▶ [Data shown]

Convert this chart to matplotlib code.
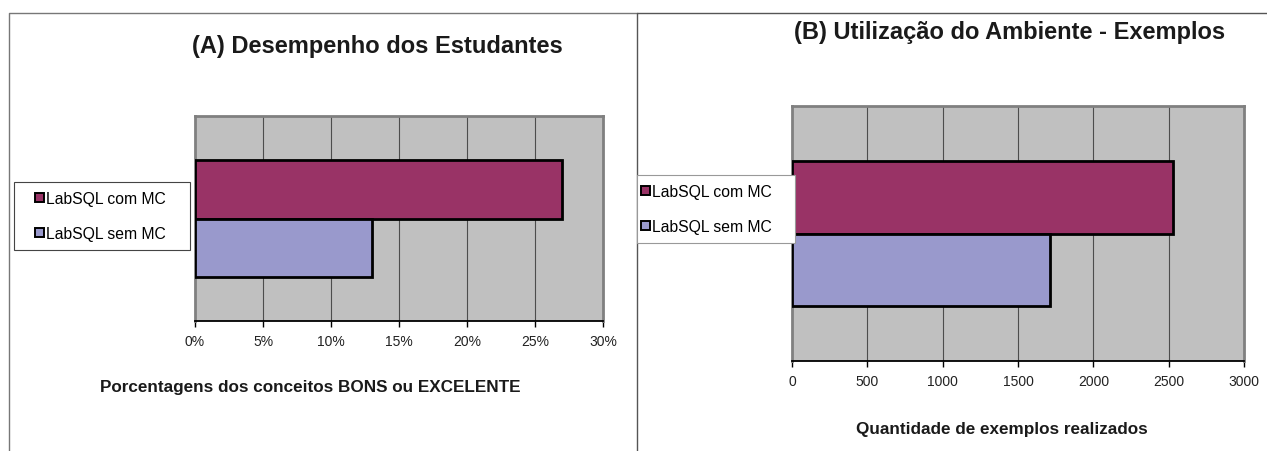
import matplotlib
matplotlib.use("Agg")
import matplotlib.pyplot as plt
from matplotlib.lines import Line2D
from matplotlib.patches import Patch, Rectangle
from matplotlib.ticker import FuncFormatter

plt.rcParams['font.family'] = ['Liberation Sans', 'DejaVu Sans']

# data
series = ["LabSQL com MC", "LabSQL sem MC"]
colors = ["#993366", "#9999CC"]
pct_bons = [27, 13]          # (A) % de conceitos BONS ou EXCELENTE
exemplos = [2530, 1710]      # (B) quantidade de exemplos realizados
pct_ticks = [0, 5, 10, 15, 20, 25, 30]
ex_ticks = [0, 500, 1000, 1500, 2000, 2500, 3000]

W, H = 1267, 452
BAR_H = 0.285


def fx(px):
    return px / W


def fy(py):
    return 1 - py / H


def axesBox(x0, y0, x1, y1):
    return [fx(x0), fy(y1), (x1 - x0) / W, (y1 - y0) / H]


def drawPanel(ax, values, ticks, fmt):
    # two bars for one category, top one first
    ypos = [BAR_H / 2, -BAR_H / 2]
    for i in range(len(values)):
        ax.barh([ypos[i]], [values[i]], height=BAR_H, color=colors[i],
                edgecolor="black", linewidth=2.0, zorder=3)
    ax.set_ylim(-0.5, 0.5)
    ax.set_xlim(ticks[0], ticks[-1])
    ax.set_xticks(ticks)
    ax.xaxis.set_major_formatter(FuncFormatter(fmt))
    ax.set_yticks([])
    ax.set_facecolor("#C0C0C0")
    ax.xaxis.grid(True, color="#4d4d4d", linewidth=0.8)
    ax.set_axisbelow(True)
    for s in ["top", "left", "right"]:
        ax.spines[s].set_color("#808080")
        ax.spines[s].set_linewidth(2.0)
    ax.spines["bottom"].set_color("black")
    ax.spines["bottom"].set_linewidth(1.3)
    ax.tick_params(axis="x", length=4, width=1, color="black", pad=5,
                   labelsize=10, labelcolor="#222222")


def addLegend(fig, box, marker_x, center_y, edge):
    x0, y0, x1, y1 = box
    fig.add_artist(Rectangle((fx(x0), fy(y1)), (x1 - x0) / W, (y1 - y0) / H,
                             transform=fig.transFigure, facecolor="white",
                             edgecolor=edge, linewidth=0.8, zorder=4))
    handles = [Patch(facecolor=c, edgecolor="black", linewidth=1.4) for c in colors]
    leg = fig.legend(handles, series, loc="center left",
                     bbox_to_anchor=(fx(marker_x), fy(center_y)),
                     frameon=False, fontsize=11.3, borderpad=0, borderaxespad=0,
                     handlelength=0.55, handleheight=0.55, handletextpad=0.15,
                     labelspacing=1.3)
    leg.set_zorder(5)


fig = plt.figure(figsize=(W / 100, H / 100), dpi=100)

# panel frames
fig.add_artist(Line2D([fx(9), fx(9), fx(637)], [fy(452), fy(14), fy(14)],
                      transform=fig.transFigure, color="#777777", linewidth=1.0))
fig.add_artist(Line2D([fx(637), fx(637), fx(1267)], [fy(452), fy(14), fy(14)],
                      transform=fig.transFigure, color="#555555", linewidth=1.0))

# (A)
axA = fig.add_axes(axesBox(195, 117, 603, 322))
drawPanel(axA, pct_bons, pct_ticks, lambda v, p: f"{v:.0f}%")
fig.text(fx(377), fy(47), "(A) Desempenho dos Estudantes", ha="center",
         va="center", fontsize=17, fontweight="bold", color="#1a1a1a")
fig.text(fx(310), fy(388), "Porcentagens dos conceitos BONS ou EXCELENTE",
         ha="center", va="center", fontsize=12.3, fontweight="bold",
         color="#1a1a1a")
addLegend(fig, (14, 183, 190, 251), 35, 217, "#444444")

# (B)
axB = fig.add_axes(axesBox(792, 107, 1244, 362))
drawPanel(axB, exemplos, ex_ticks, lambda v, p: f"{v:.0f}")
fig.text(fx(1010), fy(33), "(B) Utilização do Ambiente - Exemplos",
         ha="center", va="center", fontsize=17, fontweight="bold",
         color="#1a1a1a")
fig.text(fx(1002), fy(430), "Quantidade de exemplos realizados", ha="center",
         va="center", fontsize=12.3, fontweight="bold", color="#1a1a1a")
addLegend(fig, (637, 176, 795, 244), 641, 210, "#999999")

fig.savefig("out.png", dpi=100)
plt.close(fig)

▶ [Written exercise] Say how many lines have the string "matplotlib" in them, offering no words beyond the number.

▶ [Reply to the exercise] 7